━━━ Data extract ━━━
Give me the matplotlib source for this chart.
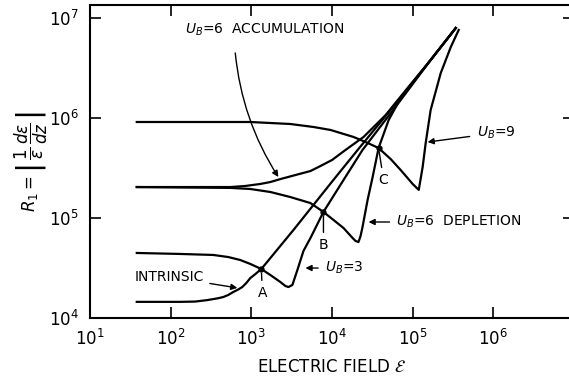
import matplotlib.pyplot as plt

# values (electric field E, R1)
intr_e = [38, 131, 201, 284, 378, 449, 518, 597, 690, 772, 867, 972, 1122, 1330, 3330,
          1.04e4, 2.08e4, 7.1e4, 1.67e5, 3.42e5]
intr_r = [1.45e4, 1.45e4, 1.46e4, 1.51e4, 1.57e4, 1.62e4, 1.70e4, 1.82e4, 1.93e4, 2.04e4,
          2.24e4, 2.51e4, 2.75e4, 3.09e4, 7.59e4, 2.40e5, 4.79e5, 1.60e6, 3.80e6, 7.94e6]

ub3_e = [38, 131, 337, 518, 730, 972, 1330, 1722, 2291, 2642, 2884, 3228, 3724, 4426, 5408,
         7834, 1.39e4, 2.39e4, 4.12e4, 7.1e4, 1.67e5, 3.42e5]
ub3_r = [4.47e4, 4.37e4, 4.27e4, 4.07e4, 3.80e4, 3.47e4, 3.09e4, 2.69e4, 2.29e4, 2.09e4,
         2.04e4, 2.14e4, 3.02e4, 4.68e4, 6.31e4, 1.15e5, 2.40e5, 4.79e5, 8.51e5, 1.51e6,
         3.80e6, 7.94e6]

dep6_e = [38, 548, 972, 1722, 3048, 5408, 7834, 1.39e4, 1.80e4, 1.96e4, 2.13e4, 2.26e4,
          2.39e4, 2.76e4, 3.19e4, 3.78e4, 5.04e4, 7.1e4, 1.67e5, 3.42e5]
dep6_r = [2.04e5, 2.00e5, 1.95e5, 1.82e5, 1.62e5, 1.41e5, 1.15e5, 7.94e4, 6.31e4, 5.89e4,
          5.75e4, 6.61e4, 8.13e4, 1.51e5, 2.57e5, 5.01e5, 9.55e5, 1.58e6, 3.80e6, 7.94e6]

acc6_e = [38, 548, 841, 1294, 1722, 2291, 3524, 5408, 7194, 1.0e4, 1.47e4, 2.46e4, 4.62e4,
          8.67e4, 1.67e5, 3.42e5]
acc6_r = [2.04e5, 2.04e5, 2.09e5, 2.19e5, 2.29e5, 2.45e5, 2.69e5, 2.95e5, 3.31e5, 3.80e5,
          4.79e5, 6.46e5, 1.07e6, 2.0e6, 3.80e6, 7.94e6]

ub9_e = [38, 972, 3048, 5888, 9.6e3, 1.85e4, 2.61e4, 3.78e4, 5.33e4, 7.1e4, 1.0e5, 1.19e5,
         1.33e5, 1.45e5, 1.67e5, 2.23e5, 2.97e5, 3.72e5]
ub9_r = [9.12e5, 9.12e5, 8.71e5, 8.13e5, 7.59e5, 6.46e5, 5.75e5, 5.01e5, 3.89e5, 3.02e5,
         2.19e5, 1.91e5, 3.24e5, 5.62e5, 1.20e6, 2.82e6, 5.13e6, 7.59e6]

# crossing points A, B, C
pts_name = ["A", "B", "C"]
pts_e = [1330, 7834, 3.78e4]
pts_r = [3.09e4, 1.15e5, 5.01e5]
pts_text_e = [1371, 7834, 4.36e4]
pts_text_r = [1.78e4, 5.37e4, 2.4e5]

fig = plt.figure(figsize=(5.69, 3.77), dpi=100)
ax = fig.add_axes([90 / 569, 59 / 377, 484 / 569, 313 / 377])

for e, r in [(intr_e, intr_r), (ub3_e, ub3_r), (dep6_e, dep6_r), (acc6_e, acc6_r), (ub9_e, ub9_r)]:
    ax.plot(e, r, color="black", lw=1.6, solid_joinstyle="round")

ax.plot(pts_e, pts_r, "o", color="black", ms=3.5)

ax.set_xscale("log")
ax.set_yscale("log")
ax.set_xlim(10, 1e7)
ax.set_ylim(1e4, 10 ** 7.13)
ax.set_xticks([1e1, 1e2, 1e3, 1e4, 1e5, 1e6])
ax.set_yticks([1e4, 1e5, 1e6, 1e7])
ax.minorticks_off()
ax.tick_params(direction="in", top=True, right=True, length=8, width=1.2,
               labelsize=12, pad=8)
for s in ax.spines.values():
    s.set_linewidth(1.5)

ax.set_xlabel(r"ELECTRIC FIELD $\mathcal{E}$", fontsize=12, labelpad=6)
ax.set_ylabel(r"$R_1 = \left|\,\dfrac{1}{\varepsilon}\,\dfrac{d\varepsilon}{dz}\,\right|$",
              fontsize=12, labelpad=-1)

# curve labels
arrow = dict(arrowstyle="-|>", color="black", lw=1.0, mutation_scale=9, shrinkA=0, shrinkB=0)
ax.annotate(r"$U_B$=6  ACCUMULATION", xy=(2163, 2.57e5), xytext=(151, 7.59e6),
            fontsize=10, va="center", ha="left")
ax.annotate("", xy=(2163, 2.57e5), xytext=(632, 4.47e6),
            arrowprops=dict(arrow, connectionstyle="arc3,rad=0.12"))
ax.annotate(r"$U_B$=9", xy=(1.53e5, 5.75e5), xytext=(6.2e5, 7.08e5), fontsize=10,
            va="center", ha="left", arrowprops=dict(arrow, shrinkA=3))
ax.annotate(r"$U_B$=6  DEPLETION", xy=(2.84e4, 9.12e4), xytext=(6.3e4, 9.12e4), fontsize=10,
            va="center", ha="left", arrowprops=dict(arrow, shrinkA=3))
ax.annotate(r"$U_B$=3", xy=(4688, 3.16e4), xytext=(8200, 3.16e4), fontsize=10,
            va="center", ha="left", arrowprops=dict(arrow, shrinkA=3))
ax.annotate("INTRINSIC", xy=(670, 2.0e4), xytext=(36, 2.57e4), fontsize=10,
            va="center", ha="left", arrowprops=dict(arrow, shrinkA=2))

# point markers with leader lines
lead = dict(arrowstyle="-", color="black", lw=1.0, shrinkA=2, shrinkB=3)
for name, e, r, te, tr in zip(pts_name, pts_e, pts_r, pts_text_e, pts_text_r):
    ax.annotate(name, xy=(e, r), xytext=(te, tr), fontsize=10,
                ha="center", va="center", arrowprops=lead)

fig.savefig("out.png", dpi=100)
━━━
## To do
All the material shown above is to be copied exactly, with no pictures carried over.

## Finished task
Give me the matplotlib source for this chart.
import matplotlib.pyplot as plt

# values (electric field E, R1)
intr_e = [38, 131, 201, 284, 378, 449, 518, 597, 690, 772, 867, 972, 1122, 1330, 3330,
          1.04e4, 2.08e4, 7.1e4, 1.67e5, 3.42e5]
intr_r = [1.45e4, 1.45e4, 1.46e4, 1.51e4, 1.57e4, 1.62e4, 1.70e4, 1.82e4, 1.93e4, 2.04e4,
          2.24e4, 2.51e4, 2.75e4, 3.09e4, 7.59e4, 2.40e5, 4.79e5, 1.60e6, 3.80e6, 7.94e6]

ub3_e = [38, 131, 337, 518, 730, 972, 1330, 1722, 2291, 2642, 2884, 3228, 3724, 4426, 5408,
         7834, 1.39e4, 2.39e4, 4.12e4, 7.1e4, 1.67e5, 3.42e5]
ub3_r = [4.47e4, 4.37e4, 4.27e4, 4.07e4, 3.80e4, 3.47e4, 3.09e4, 2.69e4, 2.29e4, 2.09e4,
         2.04e4, 2.14e4, 3.02e4, 4.68e4, 6.31e4, 1.15e5, 2.40e5, 4.79e5, 8.51e5, 1.51e6,
         3.80e6, 7.94e6]

dep6_e = [38, 548, 972, 1722, 3048, 5408, 7834, 1.39e4, 1.80e4, 1.96e4, 2.13e4, 2.26e4,
          2.39e4, 2.76e4, 3.19e4, 3.78e4, 5.04e4, 7.1e4, 1.67e5, 3.42e5]
dep6_r = [2.04e5, 2.00e5, 1.95e5, 1.82e5, 1.62e5, 1.41e5, 1.15e5, 7.94e4, 6.31e4, 5.89e4,
          5.75e4, 6.61e4, 8.13e4, 1.51e5, 2.57e5, 5.01e5, 9.55e5, 1.58e6, 3.80e6, 7.94e6]

acc6_e = [38, 548, 841, 1294, 1722, 2291, 3524, 5408, 7194, 1.0e4, 1.47e4, 2.46e4, 4.62e4,
          8.67e4, 1.67e5, 3.42e5]
acc6_r = [2.04e5, 2.04e5, 2.09e5, 2.19e5, 2.29e5, 2.45e5, 2.69e5, 2.95e5, 3.31e5, 3.80e5,
          4.79e5, 6.46e5, 1.07e6, 2.0e6, 3.80e6, 7.94e6]

ub9_e = [38, 972, 3048, 5888, 9.6e3, 1.85e4, 2.61e4, 3.78e4, 5.33e4, 7.1e4, 1.0e5, 1.19e5,
         1.33e5, 1.45e5, 1.67e5, 2.23e5, 2.97e5, 3.72e5]
ub9_r = [9.12e5, 9.12e5, 8.71e5, 8.13e5, 7.59e5, 6.46e5, 5.75e5, 5.01e5, 3.89e5, 3.02e5,
         2.19e5, 1.91e5, 3.24e5, 5.62e5, 1.20e6, 2.82e6, 5.13e6, 7.59e6]

# crossing points A, B, C
pts_name = ["A", "B", "C"]
pts_e = [1330, 7834, 3.78e4]
pts_r = [3.09e4, 1.15e5, 5.01e5]
pts_text_e = [1371, 7834, 4.36e4]
pts_text_r = [1.78e4, 5.37e4, 2.4e5]

fig = plt.figure(figsize=(5.69, 3.77), dpi=100)
ax = fig.add_axes([90 / 569, 59 / 377, 484 / 569, 313 / 377])

for e, r in [(intr_e, intr_r), (ub3_e, ub3_r), (dep6_e, dep6_r), (acc6_e, acc6_r), (ub9_e, ub9_r)]:
    ax.plot(e, r, color="black", lw=1.6, solid_joinstyle="round")

ax.plot(pts_e, pts_r, "o", color="black", ms=3.5)

ax.set_xscale("log")
ax.set_yscale("log")
ax.set_xlim(10, 1e7)
ax.set_ylim(1e4, 10 ** 7.13)
ax.set_xticks([1e1, 1e2, 1e3, 1e4, 1e5, 1e6])
ax.set_yticks([1e4, 1e5, 1e6, 1e7])
ax.minorticks_off()
ax.tick_params(direction="in", top=True, right=True, length=8, width=1.2,
               labelsize=12, pad=8)
for s in ax.spines.values():
    s.set_linewidth(1.5)

ax.set_xlabel(r"ELECTRIC FIELD $\mathcal{E}$", fontsize=12, labelpad=6)
ax.set_ylabel(r"$R_1 = \left|\,\dfrac{1}{\varepsilon}\,\dfrac{d\varepsilon}{dz}\,\right|$",
              fontsize=12, labelpad=-1)

# curve labels
arrow = dict(arrowstyle="-|>", color="black", lw=1.0, mutation_scale=9, shrinkA=0, shrinkB=0)
ax.annotate(r"$U_B$=6  ACCUMULATION", xy=(2163, 2.57e5), xytext=(151, 7.59e6),
            fontsize=10, va="center", ha="left")
ax.annotate("", xy=(2163, 2.57e5), xytext=(632, 4.47e6),
            arrowprops=dict(arrow, connectionstyle="arc3,rad=0.12"))
ax.annotate(r"$U_B$=9", xy=(1.53e5, 5.75e5), xytext=(6.2e5, 7.08e5), fontsize=10,
            va="center", ha="left", arrowprops=dict(arrow, shrinkA=3))
ax.annotate(r"$U_B$=6  DEPLETION", xy=(2.84e4, 9.12e4), xytext=(6.3e4, 9.12e4), fontsize=10,
            va="center", ha="left", arrowprops=dict(arrow, shrinkA=3))
ax.annotate(r"$U_B$=3", xy=(4688, 3.16e4), xytext=(8200, 3.16e4), fontsize=10,
            va="center", ha="left", arrowprops=dict(arrow, shrinkA=3))
ax.annotate("INTRINSIC", xy=(670, 2.0e4), xytext=(36, 2.57e4), fontsize=10,
            va="center", ha="left", arrowprops=dict(arrow, shrinkA=2))

# point markers with leader lines
lead = dict(arrowstyle="-", color="black", lw=1.0, shrinkA=2, shrinkB=3)
for name, e, r, te, tr in zip(pts_name, pts_e, pts_r, pts_text_e, pts_text_r):
    ax.annotate(name, xy=(e, r), xytext=(te, tr), fontsize=10,
                ha="center", va="center", arrowprops=lead)

fig.savefig("out.png", dpi=100)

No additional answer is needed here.